SET EXERCISE: Among the entries below, copy only the span from the line containing "Reproduce this chart with Plotly." through the line containing "import plotly.graph_objects as go". Do so exactly, and skip the pictures.

┄┄┄┄┄┄

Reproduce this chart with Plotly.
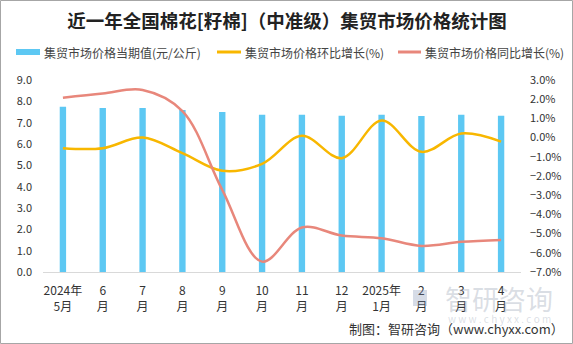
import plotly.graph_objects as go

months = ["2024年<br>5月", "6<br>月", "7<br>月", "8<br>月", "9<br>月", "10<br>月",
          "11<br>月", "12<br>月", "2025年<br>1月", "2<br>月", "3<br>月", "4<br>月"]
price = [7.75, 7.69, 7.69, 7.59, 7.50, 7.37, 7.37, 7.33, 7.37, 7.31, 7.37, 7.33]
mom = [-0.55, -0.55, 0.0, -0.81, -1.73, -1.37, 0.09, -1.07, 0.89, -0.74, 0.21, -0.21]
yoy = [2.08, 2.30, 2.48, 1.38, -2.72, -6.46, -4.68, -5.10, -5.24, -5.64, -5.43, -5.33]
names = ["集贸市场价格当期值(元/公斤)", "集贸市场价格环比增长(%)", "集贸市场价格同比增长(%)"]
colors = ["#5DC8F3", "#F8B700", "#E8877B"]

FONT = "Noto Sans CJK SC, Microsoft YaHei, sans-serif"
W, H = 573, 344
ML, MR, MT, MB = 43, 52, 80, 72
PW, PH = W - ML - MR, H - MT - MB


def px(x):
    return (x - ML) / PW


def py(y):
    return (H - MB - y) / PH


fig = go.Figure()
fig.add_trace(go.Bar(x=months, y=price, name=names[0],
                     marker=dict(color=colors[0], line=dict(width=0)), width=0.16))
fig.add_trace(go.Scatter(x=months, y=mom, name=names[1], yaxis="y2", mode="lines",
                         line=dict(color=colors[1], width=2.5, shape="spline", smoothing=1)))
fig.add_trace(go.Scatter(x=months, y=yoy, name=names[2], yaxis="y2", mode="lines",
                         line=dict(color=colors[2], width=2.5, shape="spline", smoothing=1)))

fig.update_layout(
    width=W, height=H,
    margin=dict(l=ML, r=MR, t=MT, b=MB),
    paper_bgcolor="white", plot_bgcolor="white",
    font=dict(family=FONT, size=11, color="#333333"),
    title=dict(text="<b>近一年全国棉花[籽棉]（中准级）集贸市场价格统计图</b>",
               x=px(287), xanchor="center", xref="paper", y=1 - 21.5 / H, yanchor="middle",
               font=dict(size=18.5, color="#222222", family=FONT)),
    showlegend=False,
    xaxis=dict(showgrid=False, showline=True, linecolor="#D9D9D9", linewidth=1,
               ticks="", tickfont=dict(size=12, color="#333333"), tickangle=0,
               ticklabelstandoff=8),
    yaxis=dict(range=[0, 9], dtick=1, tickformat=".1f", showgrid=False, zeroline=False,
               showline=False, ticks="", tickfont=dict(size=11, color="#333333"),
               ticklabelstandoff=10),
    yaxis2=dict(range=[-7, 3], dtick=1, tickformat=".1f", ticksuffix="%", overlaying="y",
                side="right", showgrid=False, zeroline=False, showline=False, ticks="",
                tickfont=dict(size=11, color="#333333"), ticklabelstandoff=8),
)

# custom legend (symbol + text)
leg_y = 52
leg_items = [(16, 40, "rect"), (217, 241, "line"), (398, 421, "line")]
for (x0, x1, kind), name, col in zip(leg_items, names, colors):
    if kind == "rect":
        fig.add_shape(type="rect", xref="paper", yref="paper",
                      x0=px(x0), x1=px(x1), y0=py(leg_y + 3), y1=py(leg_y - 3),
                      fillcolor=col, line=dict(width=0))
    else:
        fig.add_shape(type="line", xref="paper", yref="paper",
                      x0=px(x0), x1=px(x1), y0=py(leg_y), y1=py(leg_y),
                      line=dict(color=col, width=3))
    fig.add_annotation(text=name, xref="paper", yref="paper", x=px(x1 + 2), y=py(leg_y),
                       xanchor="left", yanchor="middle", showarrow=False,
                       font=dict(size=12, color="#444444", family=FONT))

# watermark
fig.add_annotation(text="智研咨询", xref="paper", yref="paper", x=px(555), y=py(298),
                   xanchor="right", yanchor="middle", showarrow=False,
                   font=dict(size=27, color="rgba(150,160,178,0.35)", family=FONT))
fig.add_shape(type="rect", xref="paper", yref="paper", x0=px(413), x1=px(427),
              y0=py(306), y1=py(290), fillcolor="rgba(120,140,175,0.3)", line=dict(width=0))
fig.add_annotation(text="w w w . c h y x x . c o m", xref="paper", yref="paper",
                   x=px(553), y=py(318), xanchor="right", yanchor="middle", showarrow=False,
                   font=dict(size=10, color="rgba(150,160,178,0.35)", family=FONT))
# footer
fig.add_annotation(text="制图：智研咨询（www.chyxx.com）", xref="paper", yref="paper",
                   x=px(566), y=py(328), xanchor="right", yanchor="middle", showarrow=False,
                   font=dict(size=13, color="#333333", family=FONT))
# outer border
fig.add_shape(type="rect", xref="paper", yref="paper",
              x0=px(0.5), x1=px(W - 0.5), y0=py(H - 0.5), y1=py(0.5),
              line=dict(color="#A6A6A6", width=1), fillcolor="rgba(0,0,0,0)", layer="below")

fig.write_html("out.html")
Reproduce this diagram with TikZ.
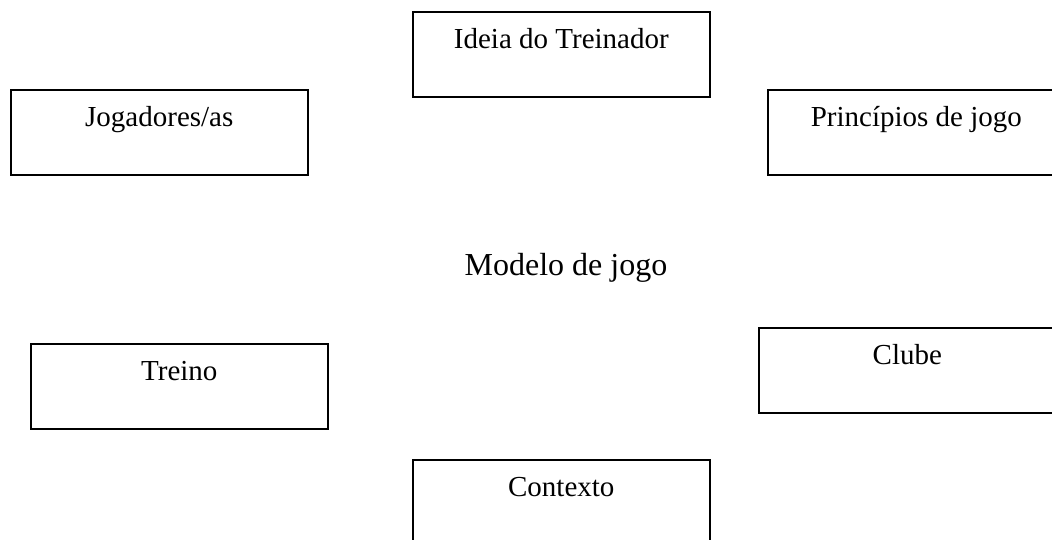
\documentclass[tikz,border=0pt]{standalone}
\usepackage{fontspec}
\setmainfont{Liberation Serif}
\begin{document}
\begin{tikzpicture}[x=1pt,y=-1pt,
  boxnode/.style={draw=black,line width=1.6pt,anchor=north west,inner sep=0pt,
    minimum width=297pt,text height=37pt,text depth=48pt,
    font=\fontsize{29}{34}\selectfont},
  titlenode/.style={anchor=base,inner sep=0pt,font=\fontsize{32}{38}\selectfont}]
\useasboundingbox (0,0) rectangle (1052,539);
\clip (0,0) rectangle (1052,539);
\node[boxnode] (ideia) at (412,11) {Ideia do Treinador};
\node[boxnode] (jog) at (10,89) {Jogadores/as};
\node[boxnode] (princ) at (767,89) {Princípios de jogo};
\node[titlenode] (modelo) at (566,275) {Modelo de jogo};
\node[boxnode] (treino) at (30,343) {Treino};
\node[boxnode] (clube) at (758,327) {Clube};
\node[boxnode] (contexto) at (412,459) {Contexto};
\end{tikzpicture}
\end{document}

┄┄┄┄┄┄

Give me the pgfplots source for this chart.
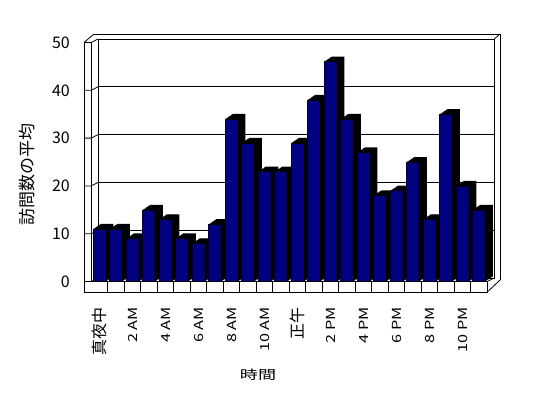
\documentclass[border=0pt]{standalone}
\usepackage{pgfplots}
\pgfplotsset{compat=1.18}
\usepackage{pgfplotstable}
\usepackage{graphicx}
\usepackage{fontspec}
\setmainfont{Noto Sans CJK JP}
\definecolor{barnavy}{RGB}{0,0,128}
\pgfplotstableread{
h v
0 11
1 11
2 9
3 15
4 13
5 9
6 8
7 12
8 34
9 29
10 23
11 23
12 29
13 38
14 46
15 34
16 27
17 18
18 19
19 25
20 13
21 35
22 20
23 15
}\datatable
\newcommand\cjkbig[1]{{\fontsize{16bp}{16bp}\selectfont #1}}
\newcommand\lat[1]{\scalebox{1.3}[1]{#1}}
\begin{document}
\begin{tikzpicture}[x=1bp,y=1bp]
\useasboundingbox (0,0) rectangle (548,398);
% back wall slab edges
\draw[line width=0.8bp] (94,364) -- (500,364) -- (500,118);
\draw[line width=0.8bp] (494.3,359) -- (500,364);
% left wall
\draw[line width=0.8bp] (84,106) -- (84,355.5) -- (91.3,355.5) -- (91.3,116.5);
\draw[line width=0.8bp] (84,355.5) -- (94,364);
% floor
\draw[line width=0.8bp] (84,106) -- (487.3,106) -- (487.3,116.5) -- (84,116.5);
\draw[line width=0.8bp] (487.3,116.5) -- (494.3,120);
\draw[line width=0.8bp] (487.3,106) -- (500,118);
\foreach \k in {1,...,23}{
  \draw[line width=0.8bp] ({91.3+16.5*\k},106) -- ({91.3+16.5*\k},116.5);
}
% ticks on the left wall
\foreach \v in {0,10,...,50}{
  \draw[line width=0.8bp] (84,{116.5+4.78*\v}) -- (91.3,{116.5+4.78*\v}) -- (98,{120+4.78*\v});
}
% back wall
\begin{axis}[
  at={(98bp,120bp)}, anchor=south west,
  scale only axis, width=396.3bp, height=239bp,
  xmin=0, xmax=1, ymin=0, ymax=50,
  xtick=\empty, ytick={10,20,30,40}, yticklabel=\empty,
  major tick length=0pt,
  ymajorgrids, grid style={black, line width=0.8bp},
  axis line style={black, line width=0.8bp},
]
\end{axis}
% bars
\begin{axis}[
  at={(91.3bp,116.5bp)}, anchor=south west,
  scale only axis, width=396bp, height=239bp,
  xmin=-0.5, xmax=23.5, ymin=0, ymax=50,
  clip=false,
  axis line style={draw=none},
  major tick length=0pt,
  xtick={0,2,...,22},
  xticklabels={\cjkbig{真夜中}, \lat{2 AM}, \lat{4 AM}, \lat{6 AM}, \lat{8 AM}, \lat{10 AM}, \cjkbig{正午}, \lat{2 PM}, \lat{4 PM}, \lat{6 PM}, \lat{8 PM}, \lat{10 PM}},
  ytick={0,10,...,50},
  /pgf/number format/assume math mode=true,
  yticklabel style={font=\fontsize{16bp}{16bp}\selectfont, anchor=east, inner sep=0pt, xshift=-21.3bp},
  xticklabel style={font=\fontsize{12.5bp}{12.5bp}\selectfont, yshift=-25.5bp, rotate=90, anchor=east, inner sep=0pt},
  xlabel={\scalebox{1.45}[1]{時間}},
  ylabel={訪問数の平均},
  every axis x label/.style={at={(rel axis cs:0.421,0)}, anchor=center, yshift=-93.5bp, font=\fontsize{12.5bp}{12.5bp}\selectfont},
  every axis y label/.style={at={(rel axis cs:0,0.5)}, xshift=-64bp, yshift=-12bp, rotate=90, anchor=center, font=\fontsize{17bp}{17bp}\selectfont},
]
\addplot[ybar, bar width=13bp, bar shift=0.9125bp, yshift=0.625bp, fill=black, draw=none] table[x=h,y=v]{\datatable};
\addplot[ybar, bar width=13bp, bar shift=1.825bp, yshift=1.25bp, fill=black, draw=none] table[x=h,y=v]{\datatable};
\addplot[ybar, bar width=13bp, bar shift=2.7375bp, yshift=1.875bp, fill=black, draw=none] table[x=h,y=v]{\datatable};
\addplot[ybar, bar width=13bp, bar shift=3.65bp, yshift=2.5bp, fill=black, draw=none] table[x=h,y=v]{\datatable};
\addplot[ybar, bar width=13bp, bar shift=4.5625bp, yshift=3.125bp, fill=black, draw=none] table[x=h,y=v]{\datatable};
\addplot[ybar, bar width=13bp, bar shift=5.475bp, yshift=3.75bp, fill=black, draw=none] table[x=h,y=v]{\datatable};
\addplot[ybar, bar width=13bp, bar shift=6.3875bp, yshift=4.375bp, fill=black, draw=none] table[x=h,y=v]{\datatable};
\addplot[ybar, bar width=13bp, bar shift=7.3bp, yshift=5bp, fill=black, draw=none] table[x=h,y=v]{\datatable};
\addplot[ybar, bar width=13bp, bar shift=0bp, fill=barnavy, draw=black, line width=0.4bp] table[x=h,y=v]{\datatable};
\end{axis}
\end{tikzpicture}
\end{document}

┄┄┄┄┄┄

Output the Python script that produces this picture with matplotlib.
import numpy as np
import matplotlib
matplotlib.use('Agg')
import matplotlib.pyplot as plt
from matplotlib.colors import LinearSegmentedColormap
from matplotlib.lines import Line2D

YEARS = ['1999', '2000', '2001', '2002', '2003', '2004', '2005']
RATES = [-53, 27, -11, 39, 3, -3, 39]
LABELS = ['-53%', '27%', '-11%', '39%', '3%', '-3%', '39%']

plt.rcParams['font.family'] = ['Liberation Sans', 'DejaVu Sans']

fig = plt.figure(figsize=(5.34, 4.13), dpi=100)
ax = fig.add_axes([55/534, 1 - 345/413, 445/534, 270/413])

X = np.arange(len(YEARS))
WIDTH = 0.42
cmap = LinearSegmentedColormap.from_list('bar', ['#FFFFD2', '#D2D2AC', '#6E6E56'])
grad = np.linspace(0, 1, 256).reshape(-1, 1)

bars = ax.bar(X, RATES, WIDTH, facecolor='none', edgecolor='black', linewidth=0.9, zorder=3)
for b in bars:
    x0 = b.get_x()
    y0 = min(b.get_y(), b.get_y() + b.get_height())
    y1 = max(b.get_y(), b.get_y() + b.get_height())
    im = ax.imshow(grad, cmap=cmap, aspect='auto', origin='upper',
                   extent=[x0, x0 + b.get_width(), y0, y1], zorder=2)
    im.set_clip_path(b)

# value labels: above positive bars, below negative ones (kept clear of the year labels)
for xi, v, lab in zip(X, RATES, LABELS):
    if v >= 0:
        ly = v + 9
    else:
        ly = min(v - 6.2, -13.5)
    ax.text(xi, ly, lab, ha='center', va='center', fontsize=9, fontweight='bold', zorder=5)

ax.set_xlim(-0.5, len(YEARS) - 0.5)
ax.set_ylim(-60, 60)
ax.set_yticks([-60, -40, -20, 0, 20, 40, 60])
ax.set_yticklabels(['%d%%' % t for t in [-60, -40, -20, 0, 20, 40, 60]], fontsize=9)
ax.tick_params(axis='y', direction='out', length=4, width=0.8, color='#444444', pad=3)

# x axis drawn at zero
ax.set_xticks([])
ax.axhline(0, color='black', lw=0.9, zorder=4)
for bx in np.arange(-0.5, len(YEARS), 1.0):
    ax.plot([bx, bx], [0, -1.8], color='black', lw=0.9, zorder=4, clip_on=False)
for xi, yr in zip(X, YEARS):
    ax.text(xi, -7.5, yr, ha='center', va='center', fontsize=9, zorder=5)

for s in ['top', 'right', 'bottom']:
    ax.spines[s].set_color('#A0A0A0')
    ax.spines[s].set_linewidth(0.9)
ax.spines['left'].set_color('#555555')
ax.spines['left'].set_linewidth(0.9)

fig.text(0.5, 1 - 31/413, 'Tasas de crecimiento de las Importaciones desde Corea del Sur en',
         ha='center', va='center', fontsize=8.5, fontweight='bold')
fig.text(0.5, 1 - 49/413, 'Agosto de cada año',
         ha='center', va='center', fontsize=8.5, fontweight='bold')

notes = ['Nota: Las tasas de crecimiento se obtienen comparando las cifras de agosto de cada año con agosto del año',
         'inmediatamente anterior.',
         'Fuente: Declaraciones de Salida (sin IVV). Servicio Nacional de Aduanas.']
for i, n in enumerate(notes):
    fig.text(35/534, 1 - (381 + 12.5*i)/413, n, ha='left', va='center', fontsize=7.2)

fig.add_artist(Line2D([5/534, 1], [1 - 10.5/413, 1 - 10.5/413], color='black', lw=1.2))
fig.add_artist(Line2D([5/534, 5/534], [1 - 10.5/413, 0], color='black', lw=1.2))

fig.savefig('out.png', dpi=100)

┄┄┄┄┄┄

WRITTEN SOLUTION:
Reproduce this chart with Plotly.
import plotly.graph_objects as go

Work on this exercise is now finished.